(Dataset items)
## begin
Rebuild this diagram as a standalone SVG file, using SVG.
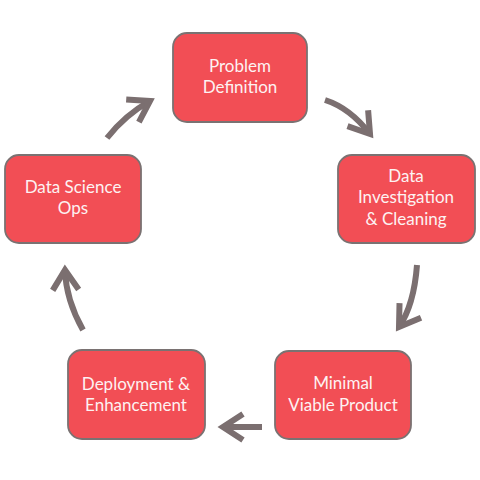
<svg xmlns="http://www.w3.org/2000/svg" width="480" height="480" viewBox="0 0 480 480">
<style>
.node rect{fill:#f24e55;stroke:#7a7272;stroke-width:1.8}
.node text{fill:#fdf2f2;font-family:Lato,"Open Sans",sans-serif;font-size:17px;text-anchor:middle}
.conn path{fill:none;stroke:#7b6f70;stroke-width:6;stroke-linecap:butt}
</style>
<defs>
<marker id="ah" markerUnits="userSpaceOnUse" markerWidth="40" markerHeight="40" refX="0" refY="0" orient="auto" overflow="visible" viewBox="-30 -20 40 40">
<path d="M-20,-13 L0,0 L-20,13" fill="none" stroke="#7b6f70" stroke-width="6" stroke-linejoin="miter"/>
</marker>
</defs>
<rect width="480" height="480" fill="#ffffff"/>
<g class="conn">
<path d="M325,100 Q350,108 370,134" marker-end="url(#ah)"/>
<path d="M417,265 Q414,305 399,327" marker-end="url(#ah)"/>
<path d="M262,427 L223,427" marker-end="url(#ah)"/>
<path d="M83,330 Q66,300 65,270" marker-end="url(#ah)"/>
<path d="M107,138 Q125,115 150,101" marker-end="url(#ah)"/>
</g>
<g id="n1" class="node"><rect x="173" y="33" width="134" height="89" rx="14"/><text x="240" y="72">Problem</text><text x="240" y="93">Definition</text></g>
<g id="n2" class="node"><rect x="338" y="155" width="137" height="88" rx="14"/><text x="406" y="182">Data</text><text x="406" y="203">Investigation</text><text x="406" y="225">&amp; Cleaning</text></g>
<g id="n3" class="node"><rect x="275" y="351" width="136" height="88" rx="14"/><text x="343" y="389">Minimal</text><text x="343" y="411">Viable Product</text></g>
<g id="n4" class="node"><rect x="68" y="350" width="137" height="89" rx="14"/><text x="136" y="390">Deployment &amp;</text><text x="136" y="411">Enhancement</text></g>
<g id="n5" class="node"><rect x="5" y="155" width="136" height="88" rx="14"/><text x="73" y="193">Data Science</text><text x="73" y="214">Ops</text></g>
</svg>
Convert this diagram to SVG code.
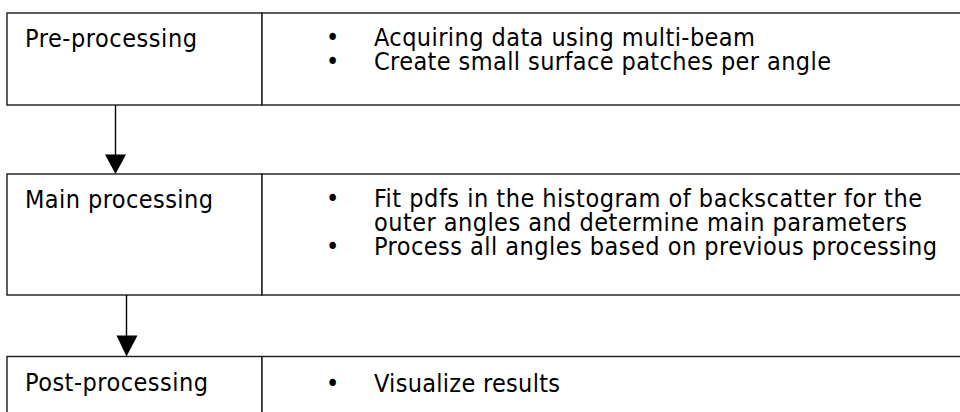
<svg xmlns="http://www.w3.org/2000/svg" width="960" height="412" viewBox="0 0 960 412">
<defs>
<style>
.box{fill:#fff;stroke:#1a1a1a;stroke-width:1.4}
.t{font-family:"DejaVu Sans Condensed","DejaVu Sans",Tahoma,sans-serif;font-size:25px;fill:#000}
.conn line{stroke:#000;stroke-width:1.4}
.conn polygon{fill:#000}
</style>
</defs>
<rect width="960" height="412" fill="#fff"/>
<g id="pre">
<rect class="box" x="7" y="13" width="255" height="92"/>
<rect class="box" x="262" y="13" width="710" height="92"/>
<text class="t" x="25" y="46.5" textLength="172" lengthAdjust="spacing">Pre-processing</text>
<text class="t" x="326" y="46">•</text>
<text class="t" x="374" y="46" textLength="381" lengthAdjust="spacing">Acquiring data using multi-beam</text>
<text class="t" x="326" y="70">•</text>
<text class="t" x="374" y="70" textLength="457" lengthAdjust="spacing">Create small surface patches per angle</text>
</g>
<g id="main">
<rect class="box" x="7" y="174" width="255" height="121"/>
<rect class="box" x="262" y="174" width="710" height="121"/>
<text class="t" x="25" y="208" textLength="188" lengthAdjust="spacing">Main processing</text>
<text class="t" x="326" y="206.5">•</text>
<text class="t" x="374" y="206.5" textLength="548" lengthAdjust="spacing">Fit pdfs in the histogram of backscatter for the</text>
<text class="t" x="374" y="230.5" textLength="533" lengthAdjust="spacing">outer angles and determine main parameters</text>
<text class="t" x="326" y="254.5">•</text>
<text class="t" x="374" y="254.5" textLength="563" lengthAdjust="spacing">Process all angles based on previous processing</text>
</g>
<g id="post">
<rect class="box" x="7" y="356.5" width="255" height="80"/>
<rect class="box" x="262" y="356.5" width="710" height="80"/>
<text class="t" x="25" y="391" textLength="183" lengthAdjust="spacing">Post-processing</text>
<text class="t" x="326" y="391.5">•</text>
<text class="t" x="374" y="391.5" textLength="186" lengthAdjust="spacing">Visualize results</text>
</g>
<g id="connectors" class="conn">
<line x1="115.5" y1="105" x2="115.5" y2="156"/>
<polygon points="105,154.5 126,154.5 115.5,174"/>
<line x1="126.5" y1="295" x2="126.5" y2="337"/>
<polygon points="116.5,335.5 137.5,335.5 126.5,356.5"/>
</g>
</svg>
## end
Required task:
Take the records above and transcribe them exactly, dropping every picture.

Correct answer:
Rebuild this diagram as a standalone SVG file, using SVG.
<svg xmlns="http://www.w3.org/2000/svg" width="480" height="480" viewBox="0 0 480 480">
<style>
.node rect{fill:#f24e55;stroke:#7a7272;stroke-width:1.8}
.node text{fill:#fdf2f2;font-family:Lato,"Open Sans",sans-serif;font-size:17px;text-anchor:middle}
.conn path{fill:none;stroke:#7b6f70;stroke-width:6;stroke-linecap:butt}
</style>
<defs>
<marker id="ah" markerUnits="userSpaceOnUse" markerWidth="40" markerHeight="40" refX="0" refY="0" orient="auto" overflow="visible" viewBox="-30 -20 40 40">
<path d="M-20,-13 L0,0 L-20,13" fill="none" stroke="#7b6f70" stroke-width="6" stroke-linejoin="miter"/>
</marker>
</defs>
<rect width="480" height="480" fill="#ffffff"/>
<g class="conn">
<path d="M325,100 Q350,108 370,134" marker-end="url(#ah)"/>
<path d="M417,265 Q414,305 399,327" marker-end="url(#ah)"/>
<path d="M262,427 L223,427" marker-end="url(#ah)"/>
<path d="M83,330 Q66,300 65,270" marker-end="url(#ah)"/>
<path d="M107,138 Q125,115 150,101" marker-end="url(#ah)"/>
</g>
<g id="n1" class="node"><rect x="173" y="33" width="134" height="89" rx="14"/><text x="240" y="72">Problem</text><text x="240" y="93">Definition</text></g>
<g id="n2" class="node"><rect x="338" y="155" width="137" height="88" rx="14"/><text x="406" y="182">Data</text><text x="406" y="203">Investigation</text><text x="406" y="225">&amp; Cleaning</text></g>
<g id="n3" class="node"><rect x="275" y="351" width="136" height="88" rx="14"/><text x="343" y="389">Minimal</text><text x="343" y="411">Viable Product</text></g>
<g id="n4" class="node"><rect x="68" y="350" width="137" height="89" rx="14"/><text x="136" y="390">Deployment &amp;</text><text x="136" y="411">Enhancement</text></g>
<g id="n5" class="node"><rect x="5" y="155" width="136" height="88" rx="14"/><text x="73" y="193">Data Science</text><text x="73" y="214">Ops</text></g>
</svg>
Convert this diagram to SVG code.
<svg xmlns="http://www.w3.org/2000/svg" width="960" height="412" viewBox="0 0 960 412">
<defs>
<style>
.box{fill:#fff;stroke:#1a1a1a;stroke-width:1.4}
.t{font-family:"DejaVu Sans Condensed","DejaVu Sans",Tahoma,sans-serif;font-size:25px;fill:#000}
.conn line{stroke:#000;stroke-width:1.4}
.conn polygon{fill:#000}
</style>
</defs>
<rect width="960" height="412" fill="#fff"/>
<g id="pre">
<rect class="box" x="7" y="13" width="255" height="92"/>
<rect class="box" x="262" y="13" width="710" height="92"/>
<text class="t" x="25" y="46.5" textLength="172" lengthAdjust="spacing">Pre-processing</text>
<text class="t" x="326" y="46">•</text>
<text class="t" x="374" y="46" textLength="381" lengthAdjust="spacing">Acquiring data using multi-beam</text>
<text class="t" x="326" y="70">•</text>
<text class="t" x="374" y="70" textLength="457" lengthAdjust="spacing">Create small surface patches per angle</text>
</g>
<g id="main">
<rect class="box" x="7" y="174" width="255" height="121"/>
<rect class="box" x="262" y="174" width="710" height="121"/>
<text class="t" x="25" y="208" textLength="188" lengthAdjust="spacing">Main processing</text>
<text class="t" x="326" y="206.5">•</text>
<text class="t" x="374" y="206.5" textLength="548" lengthAdjust="spacing">Fit pdfs in the histogram of backscatter for the</text>
<text class="t" x="374" y="230.5" textLength="533" lengthAdjust="spacing">outer angles and determine main parameters</text>
<text class="t" x="326" y="254.5">•</text>
<text class="t" x="374" y="254.5" textLength="563" lengthAdjust="spacing">Process all angles based on previous processing</text>
</g>
<g id="post">
<rect class="box" x="7" y="356.5" width="255" height="80"/>
<rect class="box" x="262" y="356.5" width="710" height="80"/>
<text class="t" x="25" y="391" textLength="183" lengthAdjust="spacing">Post-processing</text>
<text class="t" x="326" y="391.5">•</text>
<text class="t" x="374" y="391.5" textLength="186" lengthAdjust="spacing">Visualize results</text>
</g>
<g id="connectors" class="conn">
<line x1="115.5" y1="105" x2="115.5" y2="156"/>
<polygon points="105,154.5 126,154.5 115.5,174"/>
<line x1="126.5" y1="295" x2="126.5" y2="337"/>
<polygon points="116.5,335.5 137.5,335.5 126.5,356.5"/>
</g>
</svg>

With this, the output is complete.